Paper Doll Origami was a mixed reality artwork that examined shifting dynamics of power, agency, and equality through a gently disarming blend of craft, narrative, and immersive technology. The installation invited two participants to move between the roles of Puppet Master, Paper Doll, and Equal, allowing them to feel how dominance and vulnerability changed when these states were embodied rather than observed. Beginning with a shared ritual of folding an origami crane and ending with a symbolic reunion as equals, the work created a safe imaginative distance through which complex relational themes could be explored with clarity and emotional resonance.

Paper Doll Origami
2018

  • Cannes XR, Cannes, France [2019]

    Museum of Digital Art (MODA), Silver Dream Group Exhibition, New York, USA [2019]

    Pine Box VR Arcade, New York, USA [2019]

  • Paper Doll Origami unfolded as a three-act participatory artwork that used an unusually sophisticated mixed-reality system to examine shifting power dynamics. The experience paired two participants whose perspectives were intentionally asymmetrical: one became the Dollmaker, the other the Puppet Master.

    At the centre of the work was a dual-perspective system in which both participants inhabited linked virtual worlds that responded to their actions in real time. In the Dollmaker’s space, a physical dollhouse sat at the centre of the environment. Although they interacted with this tangible object, the Dollmaker saw only its fully virtual representation inside their VR headset. This virtual dollhouse mirrored the scale, structure, and visual language of the world experienced by the Doll, creating two parallel environments that were distinct in form yet synchronised in behaviour.

    As the Dollmaker moved items in the physical dollhouse, stagehands received cues through headsets and translated those movements into the Doll’s world by physically shifting large pieces of furniture within the expansive doll-scale set. These oversized objects appeared to move on their own from the Doll’s perspective, reinforcing the uncanny fiction of being small inside a world shaped by hands that could not be seen.

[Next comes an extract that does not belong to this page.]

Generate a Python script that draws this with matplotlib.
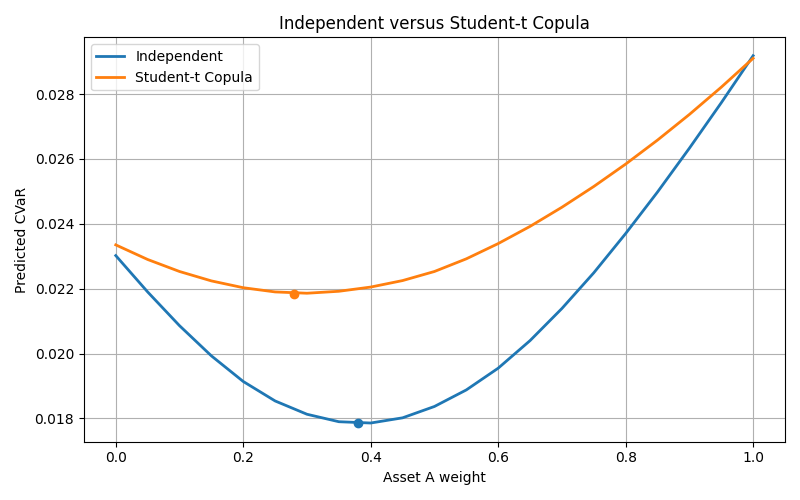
import matplotlib
matplotlib.use("Agg")
import matplotlib.pyplot as plt

# portfolio weight of asset A
weights = [0.0, 0.05, 0.1, 0.15, 0.2, 0.25, 0.3, 0.35, 0.4, 0.45, 0.5,
           0.55, 0.6, 0.65, 0.7, 0.75, 0.8, 0.85, 0.9, 0.95, 1.0]

# predicted CVaR
cvar_independent = [0.02302, 0.02190, 0.02086, 0.01993, 0.01914, 0.01854,
                    0.01813, 0.01790, 0.01786, 0.01802, 0.01837, 0.01888,
                    0.01955, 0.02040, 0.02139, 0.02249, 0.02370, 0.02498,
                    0.02633, 0.02773, 0.02918]
cvar_student_t = [0.02335, 0.02290, 0.02253, 0.02224, 0.02203, 0.02190,
                  0.02186, 0.02192, 0.02205, 0.02225, 0.02253, 0.02292,
                  0.02339, 0.02392, 0.02451, 0.02515, 0.02584, 0.02658,
                  0.02737, 0.02821, 0.02910]

# minimum CVaR points
min_weights = [0.38, 0.28]
min_cvar = [0.01785, 0.02184]

fig, ax = plt.subplots(figsize=(8, 5), dpi=100)
ax.plot(weights, cvar_independent, label="Independent", linewidth=2)
ax.plot(weights, cvar_student_t, label="Student-t Copula", linewidth=2)
ax.scatter(min_weights[0], min_cvar[0], color="C0", zorder=3)
ax.scatter(min_weights[1], min_cvar[1], color="C1", zorder=3)
ax.set_xlabel("Asset A weight")
ax.set_ylabel("Predicted CVaR")
ax.set_title("Independent versus Student-t Copula")
ax.legend(loc="upper left")
ax.grid(True)
fig.tight_layout()
fig.savefig("out.png")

    Meanwhile, smaller items selected or adjusted by the Dollmaker, such as clothing or accessories, triggered instantaneous changes inside the Doll’s virtual environment, keeping both viewpoints connected despite their differing scales.

    At the narrative midpoint, the roles reversed. The Dollmaker became the Doll, experiencing the constraints of being controlled, while the former Paper Doll stepped into the position of shaping the environment. This inversion allowed each participant to experience both dominance and vulnerability from within, turning abstract ideas into embodied understanding.

    The experience ended by returning both participants to the real world as equals, where they placed their origami cranes together into a communal installation. This shared final gesture stood in deliberate contrast to the structured imbalance that came before, offering a moment of reflection on how quickly roles shift and how connection can be repaired.

Paper Doll Origami reflected Skye Von’s wider artistic practice, which used narrative, sensory design, and embodied participation to create imaginative worlds where sensitive or complex themes could be explored safely and meaningfully. By guiding audiences through handmade ritual, shifting perspectives, and a symbolic reunion, the installation opened a space for empathy and reflection. Though no longer active, the work remains an important early exploration of how immersive art can prompt personal insight, emotional awareness, and more compassionate ways of relating to others.